Presentation Title Silverlight: A Way to Surf .NET Holes
Presentation Abstract
Silverlight is developed in .NET, it is thus based on Microsoft nameshake framework but also embeds its own virtual machine and its own security model. Accordingly, its attack surface is quite board:
– .NET framework itself.
– The heart of Silverlight.
– The native Windows libraries used by Silverlight.
An attack is carried out as with traditional security models of the plugins and browsers, client side: a malicious Web site takes advantage of a vulnerability to host a malicious Silverlight application and compromise all customers who connect to the site by having a Microsoft .NET or Silverlight vulnerable plugin.
In the first part, we will introduce quickly the security model of Silverlight without going into details, as well as the different layers on which the application is to identify various sources of potential attacks. Then we will study a .NET framework vulnerability directly impacting Silverlight. This is the CVE-2010-1898. This type of vulnerability is specific to the Microsoft VM, we will tell the audience the origin of this vulnerability and its danger.

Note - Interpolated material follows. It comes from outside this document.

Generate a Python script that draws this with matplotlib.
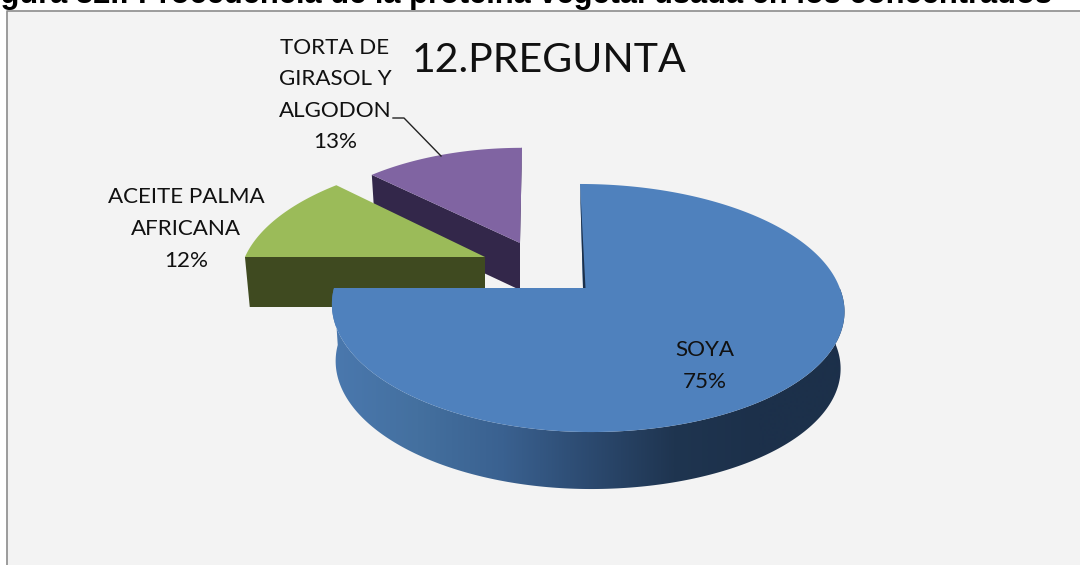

In a third section, we will show how to exploit a vulnerability of this type. We wrote an exploit for code execution on the machine, and we will see that the protections of Windows are bypassed naturally (ASLR,DEP). And we will show how it is very simple to write an .NET exploit starting with a proof of concept for this type of vulnerability.
About Thomas Caplin
Thomas Caplin has been working in the Sogeti ESEC R&D lab since mid-2010. His domains of interest cover reverse engineering, vulnerability research and exploitation methods on Windows and Linux systems.